Soft robots represent a significant advancement over traditional hard, rigid robots, which might break or cause damage if they tried to push off a wall or object. Soft robots can use their components differently. Because their bodies don’t have discrete joints, they can bend continuously, making it much easier to gently negotiate tight corners.
The low-level algorithms, which Onal is working on, are focused on controlling the robot’s motion; they may be the key to creating these new kinds of movements. Instead of only propelling the robot, for instance, the new algorithms are aimed at enabling the robot to better use friction to rise up from the surface.
The high-level algorithms Fu is creating are focused on decision making and autonomy. They will choose which gait or low-level control the robot will use under specific conditions. They also will decide the best mode of motion based on the environment in which the robot finds itself.
Once those decisions are made, the high-level algorithms will instruct the low-level algorithms to do the necessary driving. “The robot only needs to know where it’s trying to go and it will figure out how to get itself there,” said Onal. “The robot will make its own decisions and execute them.”
Fu noted that the research project is unique because of the WPI team’s work on the high-level, learning-based control design.

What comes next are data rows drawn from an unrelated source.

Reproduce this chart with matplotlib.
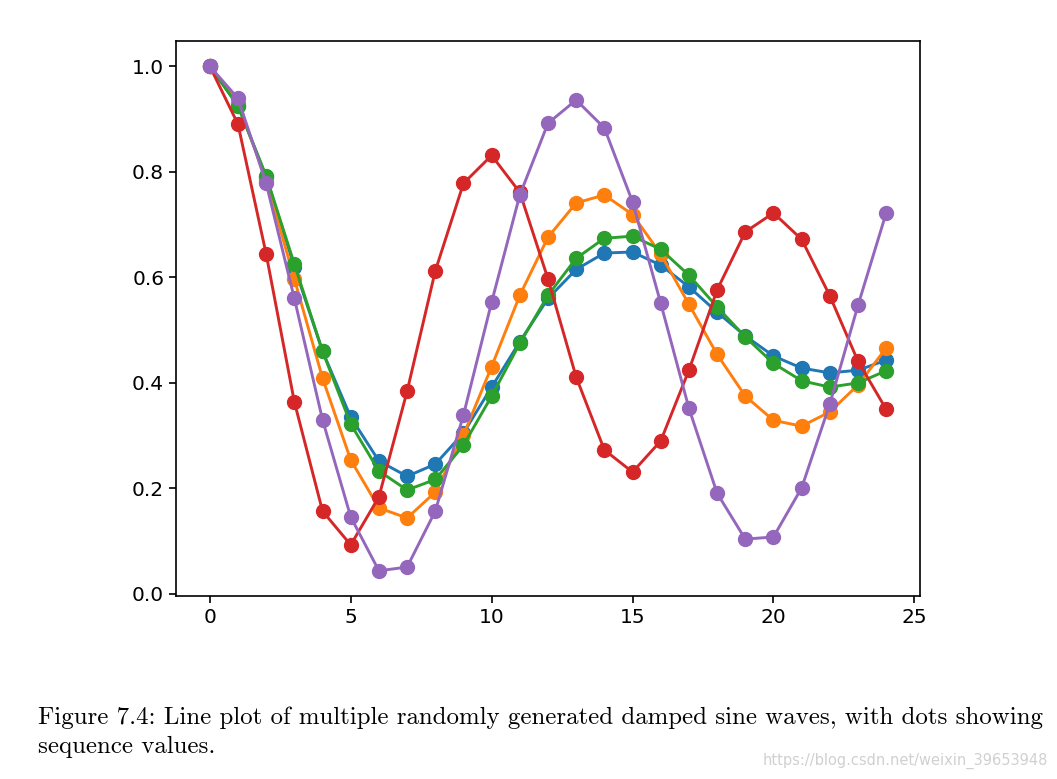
import matplotlib
matplotlib.use('Agg')
import matplotlib.pyplot as plt

steps = list(range(25))

# five damped sine waves
wave_blue = [1.0, 0.925, 0.79, 0.62, 0.46, 0.335, 0.252, 0.223, 0.246, 0.305,
             0.392, 0.478, 0.56, 0.615, 0.646, 0.648, 0.623, 0.582, 0.534, 0.489,
             0.451, 0.428, 0.419, 0.424, 0.443]
wave_orange = [1.0, 0.93, 0.785, 0.597, 0.409, 0.254, 0.163, 0.144, 0.193, 0.301,
               0.431, 0.566, 0.676, 0.741, 0.756, 0.719, 0.644, 0.549, 0.454, 0.375,
               0.329, 0.318, 0.345, 0.396, 0.466]
wave_green = [1.0, 0.925, 0.792, 0.625, 0.46, 0.322, 0.233, 0.197, 0.217, 0.282,
              0.375, 0.475, 0.566, 0.636, 0.674, 0.678, 0.653, 0.604, 0.544, 0.487,
              0.437, 0.404, 0.392, 0.400, 0.423]
wave_red = [1.0, 0.890, 0.644, 0.364, 0.157, 0.093, 0.184, 0.384, 0.612, 0.778,
            0.831, 0.761, 0.597, 0.411, 0.273, 0.231, 0.290, 0.424, 0.576, 0.686,
            0.722, 0.672, 0.565, 0.441, 0.350]
wave_purple = [1.0, 0.939, 0.778, 0.560, 0.330, 0.146, 0.044, 0.051, 0.157, 0.339,
               0.553, 0.756, 0.892, 0.936, 0.883, 0.743, 0.551, 0.352, 0.191, 0.104,
               0.108, 0.201, 0.360, 0.547, 0.722]

caption_lines = ["Figure 7.4: Line plot of multiple randomly generated damped sine waves, with dots showing",
                 "sequence values."]
watermark = "https://blog.csdn.net/weixin_39653948"

fig = plt.figure(figsize=(10.57, 7.79), dpi=100)
ax = fig.add_axes([176/1057, 1 - 596/779, (920 - 176)/1057, (596 - 41)/779])

for wave in [wave_blue, wave_orange, wave_green, wave_red, wave_purple]:
    ax.plot(steps, wave, marker='o', markersize=10, linewidth=2.1)

ax.set_xticks([0, 5, 10, 15, 20, 25])
ax.set_yticks([0.0, 0.2, 0.4, 0.6, 0.8, 1.0])
ax.tick_params(labelsize=14.5, width=1.2, length=5)
for s in ax.spines.values():
    s.set_linewidth(1.2)

# caption below the plot, Computer Modern look
for line, ypix in zip(caption_lines, [718, 747]):
    fig.text(38/1057, 1 - ypix/779, line, fontsize=17.9, family='cmr10',
             va='center', ha='left')
fig.text(1048/1057, 1 - 761/779, watermark, fontsize=10.5, color='#d0d0d0',
         ha='right', va='center')

fig.savefig('out.png', dpi=100)
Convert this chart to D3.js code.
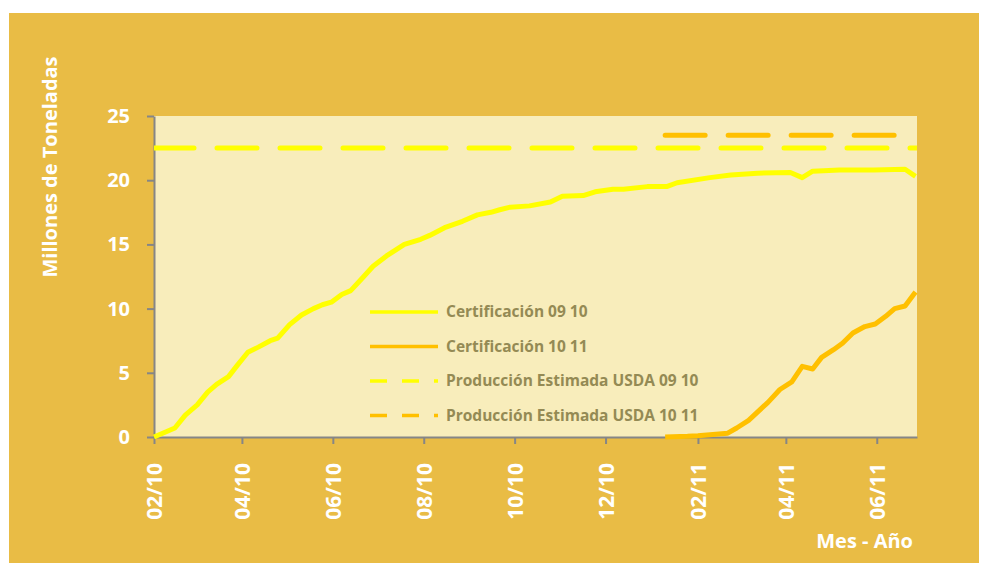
<!DOCTYPE html>
<html>
<head>
<meta charset="utf-8">
<script src="https://cdn.jsdelivr.net/npm/d3@7"></script>
<style>
  body { margin: 0; background: #fff; }
  text { font-family: "Open Sans", sans-serif; }
</style>
</head>
<body>
<div id="chart"></div>
<script>
// Certificación 09 10 (weekly, millones de toneladas)
var dates0910 = ["2010-02-01","2010-02-15","2010-02-22","2010-03-02","2010-03-09","2010-03-15","2010-03-23","2010-03-29",
  "2010-04-05","2010-04-12","2010-04-20","2010-04-25","2010-05-03","2010-05-11","2010-05-19","2010-05-25","2010-05-31",
  "2010-06-07","2010-06-13","2010-06-21","2010-06-28","2010-07-07","2010-07-19","2010-07-30","2010-08-05","2010-08-15",
  "2010-08-27","2010-09-06","2010-09-15","2010-09-21","2010-09-28","2010-10-11","2010-10-25","2010-11-02","2010-11-16",
  "2010-11-24","2010-12-06","2010-12-13","2010-12-29","2011-01-11","2011-01-18","2011-02-09","2011-02-23","2011-03-13",
  "2011-04-04","2011-04-12","2011-04-19","2011-05-07","2011-05-30","2011-06-20","2011-06-27"];
var vals0910 = [0, 0.7, 1.7, 2.5, 3.5, 4.1, 4.7, 5.6,
  6.6, 7.0, 7.5, 7.7, 8.75, 9.5, 10.0, 10.3, 10.5,
  11.1, 11.4, 12.4, 13.3, 14.1, 15.0, 15.4, 15.7, 16.3,
  16.8, 17.3, 17.5, 17.7, 17.9, 18.0, 18.3, 18.75, 18.8,
  19.1, 19.3, 19.3, 19.5, 19.5, 19.8, 20.2, 20.4, 20.55,
  20.6, 20.2, 20.7, 20.8, 20.8, 20.85, 20.3];

// Certificación 10 11
var dates1011 = ["2011-01-10","2011-01-25","2011-02-01","2011-02-21","2011-02-27","2011-03-07","2011-03-20","2011-03-28",
  "2011-04-05","2011-04-12","2011-04-19","2011-04-25","2011-05-03","2011-05-09","2011-05-16","2011-05-24","2011-05-31",
  "2011-06-07","2011-06-13","2011-06-20","2011-06-27"];
var vals1011 = [0, 0.05, 0.1, 0.3, 0.7, 1.3, 2.7, 3.7,
  4.3, 5.5, 5.3, 6.2, 6.8, 7.3, 8.1, 8.6, 8.8,
  9.4, 10.0, 10.2, 11.3];

// Producción Estimada USDA
var usda0910 = { start: "2010-02-01", end: "2011-06-28", value: 22.5 };
var usda1011 = { start: "2011-01-10", end: "2011-06-28", value: 23.5 };

var xTicks = ["2010-02-01","2010-04-01","2010-06-01","2010-08-01","2010-10-01","2010-12-01","2011-02-01","2011-04-01","2011-06-01"];
var yTicks = [0, 5, 10, 15, 20, 25];

var seriesNames = ["Certificación 09 10", "Certificación 10 11", "Producción Estimada USDA 09 10", "Producción Estimada USDA 10 11"];
var seriesColors = ["#FFFF00", "#FFC000", "#FFFF00", "#FFC000"];

var width = 988, height = 563;
var plotLeft = 154, plotRight = 917, plotTop = 116, plotBottom = 437;
var parse = d3.timeParse("%Y-%m-%d");

var svg = d3.select("#chart").append("svg")
  .attr("width", width)
  .attr("height", height);

svg.append("rect")
  .attr("x", 9).attr("y", 13)
  .attr("width", 970).attr("height", 550)
  .attr("fill", "#E9BC45");

svg.append("rect")
  .attr("x", plotLeft).attr("y", plotTop)
  .attr("width", plotRight - plotLeft).attr("height", plotBottom - plotTop)
  .attr("fill", "#F8EDBB");

svg.append("clipPath").attr("id", "plotclip")
  .append("rect")
  .attr("x", plotLeft).attr("y", plotTop - 10)
  .attr("width", plotRight - plotLeft).attr("height", plotBottom - plotTop + 10);

var x = d3.scaleTime()
  .domain([parse("2010-02-01"), parse("2011-06-28")])
  .range([plotLeft, plotRight]);
var y = d3.scaleLinear()
  .domain([0, 25])
  .range([plotBottom, plotTop]);

/** axes */
var xAxis = svg.append("g")
  .attr("transform", "translate(0," + plotBottom + ")")
  .call(d3.axisBottom(x)
    .tickValues(xTicks.map(parse))
    .tickFormat(d3.timeFormat("%m/%y"))
    .tickSize(7)
    .tickSizeOuter(0));
xAxis.select(".domain").attr("stroke", "#868686").attr("stroke-width", 2);
xAxis.selectAll(".tick line").attr("stroke", "#868686").attr("stroke-width", 2);
xAxis.selectAll(".tick text")
  .attr("transform", "rotate(-90)")
  .attr("text-anchor", "end")
  .attr("x", -26)
  .attr("y", 0)
  .attr("dy", "0.36em")
  .attr("fill", "#fff")
  .style("font-size", "21px")
  .style("font-weight", 700);

var yAxis = svg.append("g")
  .attr("transform", "translate(" + plotLeft + ",0)")
  .call(d3.axisLeft(y)
    .tickValues(yTicks)
    .tickSize(7)
    .tickSizeOuter(0)
    .tickPadding(17));
yAxis.select(".domain").attr("stroke", "#868686").attr("stroke-width", 2);
yAxis.selectAll(".tick line").attr("stroke", "#868686").attr("stroke-width", 2);
yAxis.selectAll(".tick text")
  .attr("fill", "#fff")
  .style("font-size", "20px")
  .style("font-weight", 700);

//axis titles
svg.append("text")
  .text("Millones de Toneladas")
  .attr("transform", "rotate(-90)")
  .attr("x", -167)
  .attr("y", 57)
  .attr("text-anchor", "middle")
  .attr("fill", "#fff")
  .style("font-size", "20px")
  .style("font-weight", 700);

svg.append("text")
  .text("Mes - Año")
  .attr("x", 913)
  .attr("y", 548)
  .attr("text-anchor", "end")
  .attr("fill", "#fff")
  .style("font-size", "20px")
  .style("font-weight", 700);

/** USDA estimate dashed lines */
[usda0910, usda1011].forEach(function(d, i) {
  svg.append("line")
    .attr("clip-path", "url(#plotclip)")
    .attr("x1", x(parse(d.start)))
    .attr("x2", x(parse(d.end)))
    .attr("y1", y(d.value))
    .attr("y2", y(d.value))
    .attr("stroke", seriesColors[i + 2])
    .attr("stroke-width", 5)
    .attr("stroke-linecap", "round")
    .attr("stroke-dasharray", "40 23");
});

/** certification lines */
var line = d3.line()
  .x(function(d) { return x(d[0]); })
  .y(function(d) { return y(d[1]); });

[[dates0910, vals0910], [dates1011, vals1011]].forEach(function(s, i) {
  var pts = s[0].map(function(dt, k) { return [parse(dt), s[1][k]]; });
  svg.append("path")
    .datum(pts)
    .attr("fill", "none")
    .attr("stroke", seriesColors[i])
    .attr("stroke-width", 5)
    .attr("stroke-linejoin", "round")
    .attr("d", line);
});

//key
seriesNames.forEach(function(name, i) {
  var ly = 312 + 34.5 * i;
  svg.append("line")
    .attr("x1", 370).attr("x2", 438)
    .attr("y1", ly).attr("y2", ly)
    .attr("stroke", seriesColors[i])
    .attr("stroke-width", 3.5)
    .attr("stroke-dasharray", i < 2 ? null : "17 15");
  svg.append("text")
    .attr("x", 446)
    .attr("y", ly)
    .attr("dy", "0.35em")
    .text(name)
    .attr("fill", "#948A54")
    .style("font-size", "15.5px")
    .style("font-weight", 700);
});
</script>
</body>
</html>
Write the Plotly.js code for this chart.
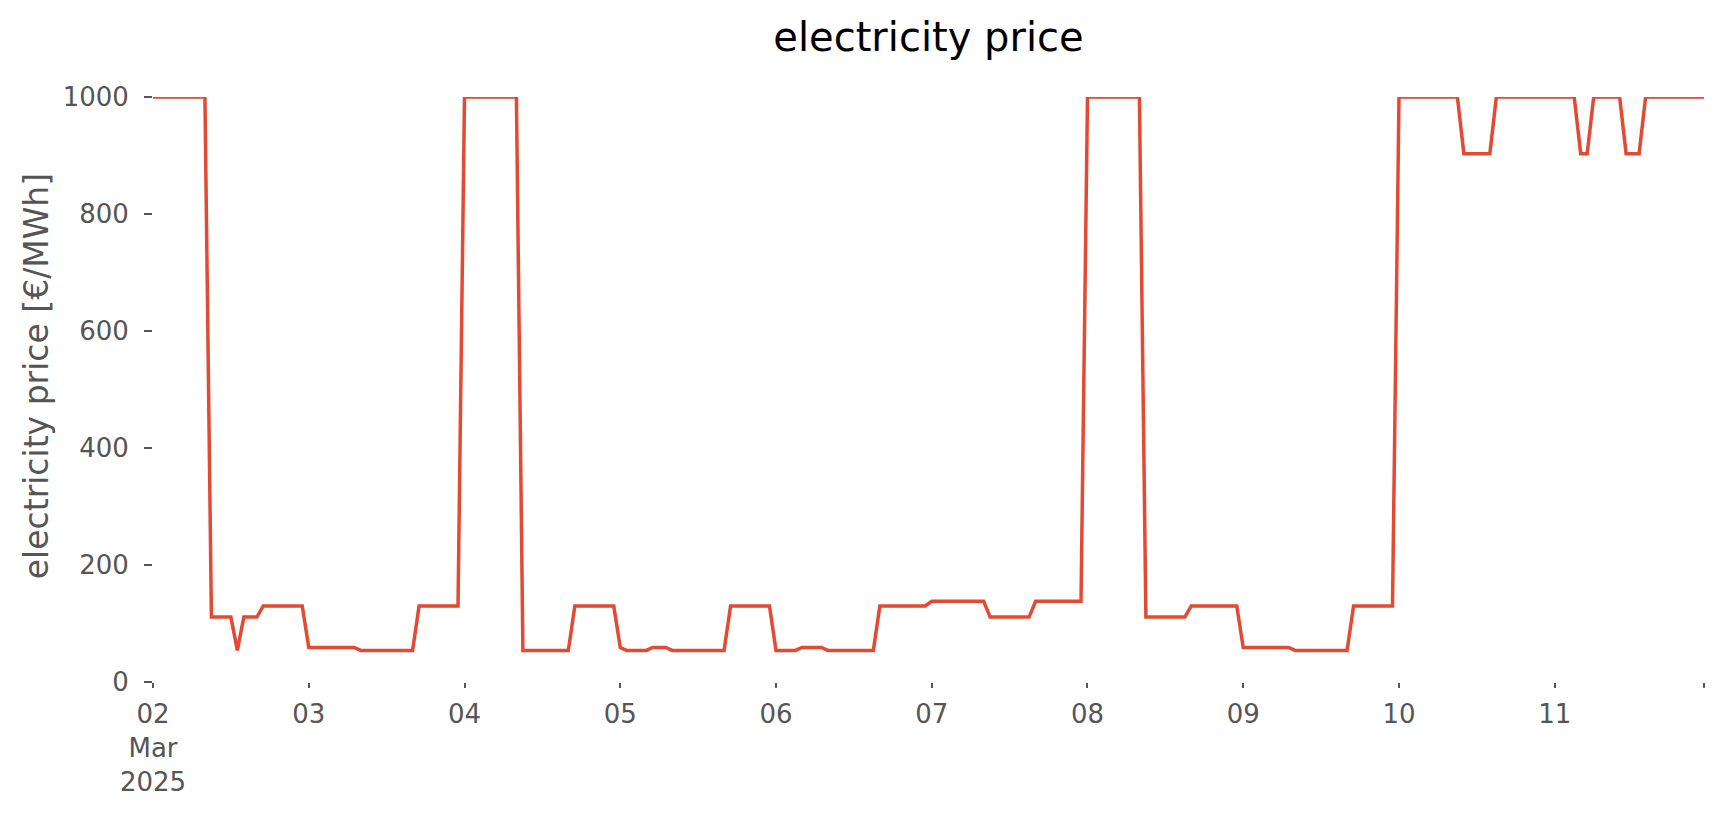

“If I put the robot in the sand and then on gravel, it would exhibit different behaviors,” explained Fu. “On the higher level we can introduce learning-based mechanisms so the robot will learn the best way to move based on the environment it’s in and based on what it needs to achieve in that environment.”
The robot also should be able to learn which body movements – wrapping around or pressing against obstacles to propel itself, for example — work best in particular situations, according to Onal.
So far, the WPI scientists have created a prototype of their soft, snake-like robot and equipped it with custom-built deformation sensors. The sensors enable the robot to know what shape its body is in with high accuracy and speed (for instance, wrapped around rubble, lying straight, or poised with its head in the air). Once it is aware of its own body configuration, the robot can better control its motion. Onal said this is the first soft robot that uses integrated deformation sensors to perform not only feedback control of its motion but also plan this motion in a scalable and efficient manner to perform tasks autonomously.
Perhaps the most famous snake-like robot to date comes from Carnegie Mellon University’s (CMU) robotics lab. CMU’s modular snake robot have been around for nearly a decade and was recently deployed to search for trapped survivors in a Mexico City apartment building that collapsed in the 7.1-magnitude earthquake that shook the city Sept. 19.
The multi-jointed snake bot provided rescue workers with a video feed from two different passes through the rubble, but did not find any survivors, said Matt Travers, systems scientist at CMU.